I present you with my attempt at recreating Dottie’s masterpiece (my dad may argue that Chicken Curry was her piece de resistance, so for the sake of argument, we’ll get to that dish another time)….
CRAZY ASS DOTTIE’S POT ROAST:
1 Whole(3-3 1/2 pound) Chuck Roast
1/2 Cup Finely Chopped Carrot
1 Sweet Onion, Chopped Fine
1 Tablespoon Minced Garlic
1 Cup Beef Broth (plus more if needed)
4+ Tablespoons Horseradish (TJ’s makes a spicy one!)
1 (15 oz) Can Tomato Sauce
1/4 Teaspoon Dried Thyme
Salt + Pepper
1 1/2 Pounds Assorted Root Vegetables, Cubed
(carrots, WHITE sweet potato, red potatoes, etc)
1. Preheat oven to 275 degrees. Pat the roast dry with paper towels, then salt and pepper the heck out of it. In a dutch oven, heat 2 TBSP of vegetable oil over medium heat. Brown all sides of the roast, only slightly browning the top. Transfer roast to a plate.
2. Add chopped carrots and onion to the pot and cook until softened. Add garlic and thyme. Stir in beef broth, scraping up all the delicious bits on the bottom of the pan.
3. Return roast and accumulated juices to the dutch oven, and slather the top with horseradish–you want a thick layer. GENTLY pour the tomato sauce over the top of the roast, making sure not to disrupt the horseradish. Add a bit of water or broth to the pot so that the liquid comes about half way up the roast.
4. Cover the pot and cook on the lower bottom shelf for 2 hours. After 2 hours, nestle the the root vegetables around the roast and spoon some of the cooking juices over them. Cover and return to the oven for another hour. Let it rest for 15 minutes before serving. (Total cooking time for a 3+ pound roast = about 3 hours)

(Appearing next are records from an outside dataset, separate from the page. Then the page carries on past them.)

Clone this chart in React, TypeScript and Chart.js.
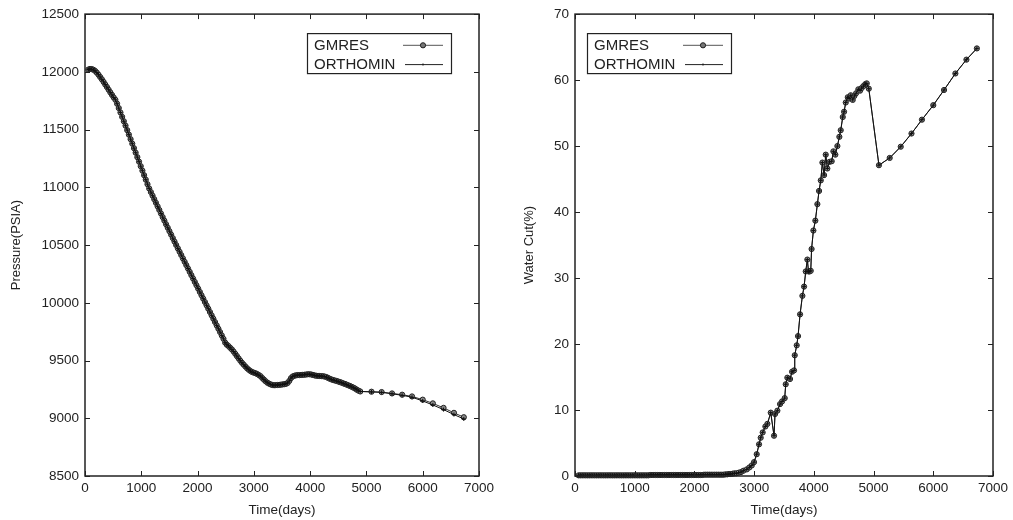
import React, { useEffect, useRef } from "react";
import { Chart, registerables } from "chart.js";

Chart.register(...registerables);

const FONT = "'Liberation Sans', Arial, Helvetica, sans-serif";
const INK = "#222";

// ---------- Left chart: Pressure (PSIA) vs Time (days) ----------
const pressureTimes = [
  60, 90, 120, 150, 180, 210, 240, 270, 300, 330,
  360, 390, 420, 450, 480, 510, 540, 570, 600, 630,
  660, 690, 720, 750, 780, 810, 840, 870, 900, 930,
  960, 990, 1020, 1050, 1080, 1110, 1140, 1170, 1200, 1230,
  1260, 1290, 1320, 1350, 1380, 1410, 1440, 1470, 1500, 1530,
  1560, 1590, 1620, 1650, 1680, 1710, 1740, 1770, 1800, 1830,
  1860, 1890, 1920, 1950, 1980, 2010, 2040, 2070, 2100, 2130,
  2160, 2190, 2220, 2250, 2280, 2310, 2340, 2370, 2400, 2430,
  2460, 2490, 2520, 2550, 2580, 2610, 2640, 2670, 2700, 2730,
  2760, 2790, 2820, 2850, 2880, 2910, 2940, 2970, 3000, 3030,
  3060, 3090, 3120, 3150, 3180, 3210, 3240, 3270, 3300, 3330,
  3360, 3390, 3420, 3450, 3480, 3510, 3540, 3570, 3600, 3630,
  3660, 3690, 3720, 3750, 3780, 3810, 3840, 3870, 3900, 3930,
  3960, 3990, 4020, 4050, 4080, 4110, 4140, 4170, 4200, 4230,
  4260, 4290, 4320, 4350, 4380, 4410, 4440, 4470, 4500, 4530,
  4560, 4590, 4620, 4650, 4680, 4710, 4740, 4770, 4800, 4830,
  4860, 4890,
];
// both solvers coincide over the dense part of the run
const pressureShared = [
  12020, 12025, 12024, 12018, 12008, 11993, 11975, 11955, 11935, 11913,
  11890, 11868, 11845, 11822, 11800, 11778, 11758, 11724, 11686, 11648,
  11610, 11572, 11534, 11495, 11456, 11417, 11378, 11339, 11300, 11261,
  11222, 11183, 11144, 11105, 11066, 11027, 10990, 10959, 10928, 10897,
  10866, 10835, 10804, 10773, 10742, 10711, 10680, 10650, 10620, 10590,
  10560, 10530, 10500, 10471, 10442, 10413, 10384, 10355, 10326, 10297,
  10268, 10239, 10210, 10181, 10152, 10123, 10094, 10065, 10036, 10007,
  9978, 9949, 9920, 9891, 9862, 9833, 9804, 9775, 9746, 9717,
  9688, 9655, 9637, 9625, 9610, 9596, 9578, 9558, 9538, 9518,
  9498, 9480, 9464, 9448, 9433, 9420, 9409, 9400, 9395, 9390,
  9383, 9374, 9364, 9348, 9334, 9320, 9308, 9300, 9293, 9288,
  9286, 9287, 9288, 9289, 9291, 9293, 9295, 9298, 9306, 9324,
  9348, 9362, 9368, 9372, 9374, 9374, 9375, 9376, 9377, 9379,
  9381, 9381, 9379, 9375, 9371, 9368, 9367, 9366, 9365, 9364,
  9361, 9357, 9349, 9342, 9336, 9331, 9327, 9323, 9318, 9313,
  9308, 9302, 9297, 9291, 9285, 9279, 9272, 9265, 9257, 9247,
  9239, 9232,
];
const pressureLateTimes = [5090, 5270, 5455, 5635, 5810, 6000, 6180, 6370, 6555, 6730];
const gmresPressureLate = [9230, 9227, 9215, 9204, 9189, 9161, 9129, 9090, 9047, 9009];
const orthominPressureLate = [9228, 9224, 9212, 9199, 9182, 9150, 9115, 9075, 9032, 8994];

// ---------- Right chart: Water Cut (%) vs Time (days) ----------
const waterCutTimes = [
  60, 90, 120, 150, 180, 210, 240, 270, 300, 330,
  360, 390, 420, 450, 480, 510, 540, 570, 600, 630,
  660, 690, 720, 750, 780, 810, 840, 870, 900, 930,
  960, 990, 1020, 1050, 1080, 1110, 1140, 1170, 1200, 1230,
  1260, 1290, 1320, 1350, 1380, 1410, 1440, 1470, 1500, 1530,
  1560, 1590, 1620, 1650, 1680, 1710, 1740, 1770, 1800, 1830,
  1860, 1890, 1920, 1950, 1980, 2010, 2040, 2070, 2100, 2130,
  2160, 2190, 2220, 2250, 2280, 2310, 2340, 2370, 2400, 2430,
  2460, 2490, 2520, 2550, 2580, 2610, 2640, 2670, 2700,
  2740, 2780, 2820, 2876, 2920, 2960, 2998, 3043, 3082, 3110,
  3143, 3188, 3222, 3278, 3333, 3350, 3389, 3434, 3467, 3512,
  3529, 3556, 3601, 3635, 3668, 3680, 3713, 3735, 3769, 3808,
  3836, 3864, 3891, 3910, 3930, 3948, 3962, 3992, 4025, 4059,
  4087, 4116, 4143, 4171, 4199, 4226, 4260, 4299, 4327, 4360,
  4394, 4427, 4450, 4484, 4506, 4534, 4568, 4590, 4618, 4651,
  4679, 4707, 4745, 4774, 4800, 4830, 4863, 4886, 4920,
  5090, 5270, 5455, 5635, 5810, 6000, 6180, 6370, 6555, 6730,
];
const waterCutValues = [
  0.1, 0.1, 0.1, 0.1, 0.1, 0.1, 0.1, 0.1, 0.1, 0.1,
  0.1, 0.1, 0.1, 0.1, 0.1, 0.1, 0.1, 0.1, 0.1, 0.1,
  0.1, 0.1, 0.1, 0.1, 0.1, 0.1, 0.1, 0.1, 0.1, 0.1,
  0.1, 0.1, 0.1, 0.1, 0.1, 0.1, 0.1, 0.1, 0.1, 0.1,
  0.15, 0.15, 0.15, 0.15, 0.15, 0.15, 0.15, 0.15, 0.15, 0.15,
  0.15, 0.15, 0.15, 0.15, 0.15, 0.15, 0.15, 0.15, 0.15, 0.15,
  0.15, 0.15, 0.15, 0.15, 0.15, 0.15, 0.15, 0.15, 0.15, 0.15,
  0.2, 0.2, 0.2, 0.2, 0.2, 0.2, 0.2, 0.2, 0.2, 0.2,
  0.2, 0.2, 0.25, 0.25, 0.3, 0.3, 0.35, 0.4, 0.4,
  0.5, 0.6, 0.8, 1.0, 1.3, 1.6, 2.1, 3.3, 4.8, 5.8,
  6.6, 7.5, 7.9, 9.6, 6.1, 9.4, 9.9, 10.9, 11.3, 11.8,
  13.9, 14.9, 14.7, 15.8, 16.0, 18.3, 19.8, 21.2, 24.5, 27.3,
  28.7, 31.0, 32.8, 31.0, 31.0, 31.1, 34.4, 37.2, 38.7, 41.2,
  43.2, 44.8, 47.5, 45.6, 48.7, 46.6, 47.6, 47.7, 49.2, 48.7,
  50.0, 51.4, 52.4, 54.4, 55.2, 56.6, 57.4, 57.2, 57.7, 57.0,
  57.6, 58.0, 58.6, 58.4, 58.8, 59.1, 59.4, 59.5, 58.7,
  47.1, 48.2, 49.9, 51.9, 54.0, 56.2, 58.5, 61.0, 63.1, 64.8,
];

const timeTicks = { min: 0, max: 7000, step: 1000 };
const pressureTicks = { min: 8500, max: 12500, step: 500 };
const waterCutTicks = { min: 0, max: 70, step: 10 };

const toPoints = (xs: number[], ys: number[]) => xs.map((x, i) => ({ x, y: ys[i] }));

// Frame with inward ticks on all four sides + boxed legend
const framePlugin = {
  id: "frameLegend",
  afterDatasetsDraw(chart: any, _args: any, opts: any) {
    const { ctx, chartArea: a, scales } = chart;
    ctx.save();
    ctx.strokeStyle = INK;
    ctx.lineWidth = 1.5;
    ctx.strokeRect(a.left, a.top, a.right - a.left, a.bottom - a.top);
    ctx.lineWidth = 1;
    const L = 5;
    ctx.beginPath();
    scales.x.ticks.forEach((t: any) => {
      const px = Math.round(scales.x.getPixelForValue(t.value)) + 0.5;
      ctx.moveTo(px, a.bottom);
      ctx.lineTo(px, a.bottom - L);
      ctx.moveTo(px, a.top);
      ctx.lineTo(px, a.top + L);
    });
    scales.y.ticks.forEach((t: any) => {
      const py = Math.round(scales.y.getPixelForValue(t.value)) + 0.5;
      ctx.moveTo(a.left, py);
      ctx.lineTo(a.left + L, py);
      ctx.moveTo(a.right, py);
      ctx.lineTo(a.right - L, py);
    });
    ctx.stroke();

    // legend
    const lb = opts.box;
    const bx = a.left + lb.dx;
    const by = a.top + lb.dy;
    ctx.fillStyle = "#fff";
    ctx.fillRect(bx, by, lb.w, lb.h);
    ctx.lineWidth = 1.2;
    ctx.strokeStyle = INK;
    ctx.strokeRect(bx + 0.5, by + 0.5, lb.w, lb.h);
    ctx.font = `15px ${FONT}`;
    ctx.fillStyle = INK;
    ctx.textBaseline = "alphabetic";
    ctx.textAlign = "left";
    const rows = [
      { label: "GMRES", y: 11.7, textY: 17, x0: 96, marker: "circle" },
      { label: "ORTHOMIN", y: 31, textY: 36, x0: 98, marker: "dot" },
    ];
    rows.forEach((r) => {
      ctx.fillText(r.label, bx + 7, by + r.textY);
      ctx.beginPath();
      ctx.lineWidth = 1;
      ctx.strokeStyle = r.marker === "circle" ? "#555" : INK;
      ctx.moveTo(bx + r.x0, by + r.y + 0.5);
      ctx.lineTo(bx + 136, by + r.y + 0.5);
      ctx.stroke();
      ctx.beginPath();
      if (r.marker === "circle") {
        ctx.arc(bx + 116, by + r.y + 0.5, 2.6, 0, Math.PI * 2);
        ctx.fillStyle = "#777";
        ctx.fill();
        ctx.strokeStyle = INK;
        ctx.stroke();
      } else {
        ctx.arc(bx + 116, by + r.y + 0.5, 1, 0, Math.PI * 2);
        ctx.fillStyle = INK;
        ctx.fill();
      }
      ctx.fillStyle = INK;
    });
    ctx.restore();
  },
};

function makeConfig(p: {
  gmres: { x: number; y: number }[];
  orthomin: { x: number; y: number }[];
  yTicks: { min: number; max: number; step: number };
  yTitle: string;
  yWidth: number;
  yTitlePad: number;
  padRight: number;
  legendDx: number;
}): any {
  const tickFont = { family: FONT, size: 13.5 };
  return {
    type: "line",
    data: {
      datasets: [
        {
          label: "GMRES",
          data: p.gmres,
          borderColor: "#333",
          borderWidth: 1,
          pointStyle: "circle",
          pointRadius: 2.6,
          pointBackgroundColor: "#8a8a8a",
          pointBorderColor: "#222",
          pointBorderWidth: 1,
          fill: false,
          tension: 0,
          clip: false,
          order: 2,
        },
        {
          label: "ORTHOMIN",
          data: p.orthomin,
          borderColor: "#111",
          borderWidth: 1,
          pointStyle: "cross",
          pointRadius: 2,
          pointBorderColor: "#111",
          pointBorderWidth: 1,
          fill: false,
          tension: 0,
          clip: false,
          order: 1,
        },
      ],
    },
    options: {
      animation: false,
      responsive: false,
      devicePixelRatio: 1,
      events: [],
      layout: { padding: { left: 0, right: p.padRight, top: 10, bottom: 0 } },
      plugins: {
        legend: { display: false },
        tooltip: { enabled: false },
        frameLegend: { box: { dx: p.legendDx, dy: 19, w: 144, h: 40 } },
      },
      scales: {
        x: {
          type: "linear",
          min: timeTicks.min,
          max: timeTicks.max,
          ticks: {
            stepSize: timeTicks.step,
            color: INK,
            font: tickFont,
            padding: 4,
            maxRotation: 0,
            callback: (v: number) => String(v),
          },
          grid: { display: false, drawTicks: false },
          border: { display: false },
          title: {
            display: true,
            text: "Time(days)",
            color: INK,
            font: tickFont,
            padding: { top: 0, bottom: 2 },
          },
          afterFit: (s: any) => {
            s.height = 44;
          },
        },
        y: {
          type: "linear",
          min: p.yTicks.min,
          max: p.yTicks.max,
          ticks: {
            stepSize: p.yTicks.step,
            color: INK,
            font: tickFont,
            padding: 6,
            callback: (v: number) => String(v),
          },
          grid: { display: false, drawTicks: false },
          border: { display: false },
          title: {
            display: true,
            text: p.yTitle,
            color: INK,
            font: { family: FONT, size: 13 },
            padding: { top: p.yTitlePad, bottom: 0 },
          },
          afterFit: (s: any) => {
            s.width = p.yWidth;
          },
        },
      },
    },
    plugins: [framePlugin],
  };
}

function ChartCanvas({ config, left, width }: { config: any; left: number; width: number }) {
  const ref = useRef<HTMLCanvasElement>(null);
  useEffect(() => {
    const chart = new Chart(ref.current as HTMLCanvasElement, config);
    return () => chart.destroy();
  }, []);
  return (
    <canvas
      ref={ref}
      width={width}
      height={520}
      style={{ position: "absolute", left, top: 0, width, height: 520, display: "block" }}
    />
  );
}

export default function App() {
  const pressureConfig = makeConfig({
    gmres: toPoints([...pressureTimes, ...pressureLateTimes], [...pressureShared, ...gmresPressureLate]),
    orthomin: toPoints([...pressureTimes, ...pressureLateTimes], [...pressureShared, ...orthominPressureLate]),
    yTicks: pressureTicks,
    yTitle: "Pressure(PSIA)",
    yWidth: 85,
    yTitlePad: 9,
    padRight: 21,
    legendDx: 222,
  });
  const waterCutConfig = makeConfig({
    gmres: toPoints(waterCutTimes, waterCutValues),
    orthomin: toPoints(waterCutTimes, waterCutValues),
    yTicks: waterCutTicks,
    yTitle: "Water Cut(%)",
    yWidth: 75,
    yTitlePad: 22,
    padRight: 20,
    legendDx: 12,
  });
  return (
    <div style={{ position: "absolute", left: 0, top: 0, width: 1013, height: 520, background: "#fff" }}>
      <ChartCanvas config={pressureConfig} left={0} width={500} />
      <ChartCanvas config={waterCutConfig} left={500} width={513} />
    </div>
  );
}
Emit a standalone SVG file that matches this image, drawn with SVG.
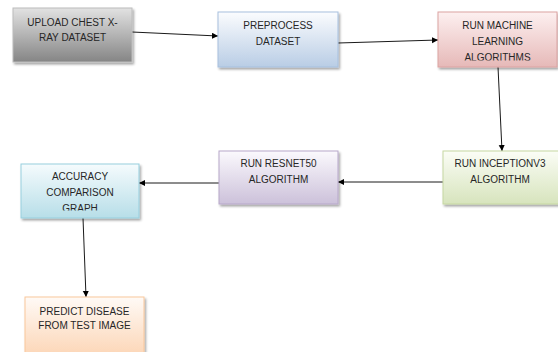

I like to shred mine up a bit, and discard any marbled fat pieces. Make sure to get as much of the tomatoey horseradish goodness onto the meat as you can. Spoon a little of the cooking gravy over your root vegetables (white sweet potatoes are the BOMB with this roast), then say a little prayer for my Grandma Dottie and dig in!!!